Disamping penertiban, BPN juga memiliki peran central dalam pendayagunaan tanah-tanah yang ditetapkan sebagai tanah terlantar. BPN melalui pertimbangan yang komprehensif dari segi faktual dan yuridis dapat menetapkan tanah tersebut untuk kepentingan masyarakat, dalam hal ini dapat diredistribusikan kepada masyarakat yang belum memilki lahan sebagai sumber kehidupan, tentunya melalui mekanisme peraturan perundang-undangan yang berlaku.
Kesimpulan
Banyak terjadi monopoli, kapitalisasi dan konglomerasi dalam bidang pertanahan, sehingga rakyat Indonesia yang sesungguhnya menjadi owner termarginalkan. Tuan tanah dengan tanahnya yang luas tidak dapat lagi memanfaatkan dan mengusahakan tanahnya dan menjadi lahan kosong, namun BPN sebagai lembaga yang berwenang melakukan pembiaran atas hal itu. Sementara banyak rakyat Indonesia yang sulit untuk sekedar memiliki sepetak tanah sebagai tempat tinggal yang layak. Penertiban dan pendayagunaan terhadap tanah terlantar hendaknya dapat menjadi sedikit solusi mengatasi kesenjangan yang ada.
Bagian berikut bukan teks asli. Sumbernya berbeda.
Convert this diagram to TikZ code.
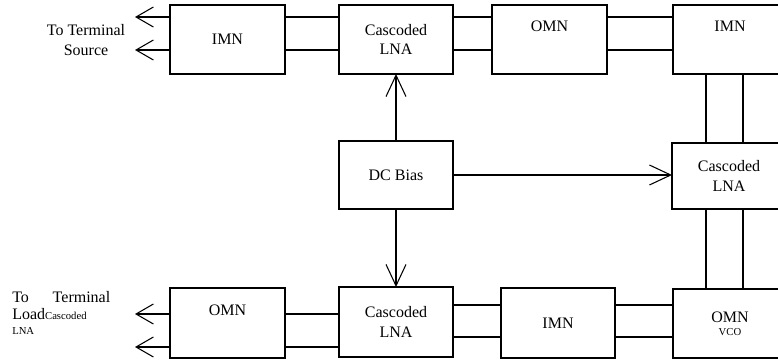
\documentclass[tikz,border=0pt]{standalone}
\usepackage{fontspec}
\setmainfont{Liberation Serif}
\usetikzlibrary{arrows.meta}
\newcommand{\smalltxt}{\fontsize{8}{9}\selectfont}
\begin{document}
\begin{tikzpicture}[x=0.75pt,y=-0.75pt,
  font=\fontsize{12}{14.5}\selectfont,
  blk/.style={draw, line width=0.9pt, minimum width=85.5pt, minimum height=51.75pt, inner sep=0pt, outer sep=0pt, align=center},
  txt/.style={inner sep=0pt, outer sep=0pt, align=center},
  wire/.style={line width=0.8pt},
  barbS/.style={line width=0.8pt, -{Straight Barb[length=13pt, width=15pt, line width=0.8pt]}},
  barbL/.style={line width=0.8pt, -{Straight Barb[length=16pt, width=15pt, line width=0.8pt]}}]
\clip (0,0) rectangle (778,360);
% top row
\node[blk, minimum width=86.25pt] (imnT) at (227.5,39.5) {IMN};
\node[blk] (lnaT) at (396,39.5) {Cascoded\\LNA};
\node[blk, minimum width=86.25pt] (omnT) at (549.5,39.5) {};
\node[txt] (omnTt) at (549.5,26) {OMN};
\node[blk] (imnR) at (730,39.5) {};
\node[txt] (imnRt) at (730,26) {IMN};
% middle
\node[blk, minimum height=51pt] (dc) at (396,175) {DC Bias};
\node[blk, minimum height=49.5pt] (lnaR) at (729,176) {Cascoded\\LNA};
% bottom row
\node[blk, minimum width=86.25pt, minimum height=52.5pt] (omnL) at (227.5,323) {};
\node[txt] (omnLt) at (227.5,310) {OMN};
\node[blk, minimum height=52.5pt] (lnaB) at (396,322) {Cascoded\\LNA};
\node[blk, minimum height=52.5pt] (imnB) at (558,323) {IMN};
\node[blk, minimum height=51.75pt] (omnR) at (730,323.5) {};
\node[txt] (omnRt) at (730,317) {OMN};
\node[txt] (vco) at (730,332) {\smalltxt VCO};
% texts left
\node[txt] (srcT) at (86,40) {To Terminal\\Source};
\node[anchor=base west, inner sep=0pt] (ld1) at (12,302) {\makebox[73.5pt][s]{To\hfill Terminal}};
\node[anchor=base west, inner sep=0pt] (ld2) at (12,319) {Load\smalltxt Cascoded};
\node[anchor=base west, inner sep=0pt] (ld3) at (12,334) {\smalltxt LNA};
% free ends of arrows
\coordinate (sA) at (135,17);
\coordinate (sB) at (135,50);
\coordinate (lA) at (135,314);
\coordinate (lB) at (135,347);
% top wires
\draw[barbS] (imnT.west |- sA) -- (sA);
\draw[barbS] (imnT.west |- sB) -- (sB);
\foreach \a/\b in {imnT/lnaT, lnaT/omnT, omnT/imnR}{
  \draw[wire] (\a.east |- 0,17) -- (\b.west |- 0,17);
  \draw[wire] (\a.east |- 0,50) -- (\b.west |- 0,50);
}
% bottom wires
\draw[barbS] (omnL.west |- lA) -- (lA);
\draw[barbS] (omnL.west |- lB) -- (lB);
\draw[wire] (omnL.east |- 0,314) -- (lnaB.west |- 0,314);
\draw[wire] (omnL.east |- 0,347) -- (lnaB.west |- 0,347);
\foreach \a/\b in {lnaB/imnB, imnB/omnR}{
  \draw[wire] (\a.east |- 0,305) -- (\b.west |- 0,305);
  \draw[wire] (\a.east |- 0,337) -- (\b.west |- 0,337);
}
% vertical wires on the right
\foreach \x in {706,743}{
  \draw[wire] (imnR.south -| \x,0) -- (lnaR.north -| \x,0);
  \draw[wire] (lnaR.south -| \x,0) -- (omnR.north -| \x,0);
}
% DC bias arrows
\draw[barbL] (dc.north) -- (lnaT.south);
\draw[barbL] (dc.south) -- (lnaB.north);
\draw[barbL] (dc.east) -- (dc.east -| lnaR.west);
\end{tikzpicture}
\end{document}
Terhadap tanah terlantar yang telah ditetapkan sebagai tanah yang dikuasai langsung oleh negara dapat diredistribusikan untuk kepentingan masyarakat sesuai dengan kebutuhan yang priority, apakah sebagai tempat tinggal atau sebagai lahan pertanian atau dibangun fasilitas umun dan fasilitas pemerintah.
Dalam hal ini, BPN diharapkan tidak menjadi “mobil mogok”, harus lebih agresif dan proaktif dalam menjalankan tugasnya di bidang pengawasan dan pengendalian penguasaan tanah, dan melakukan pembatalan dan penghentian hubungan hukum antara orang, dan/atau badan hukum dengan tanah sesuai dengan ketentuan peraturan perundang-undangan yang berlaku. Hal ini demi terciptanya cita-cita konstitusi yakni bumi, dan kekayaan alam yang terkandung didalamnya digunakan untuk sebesar-besarnya kemakmuran rakyat.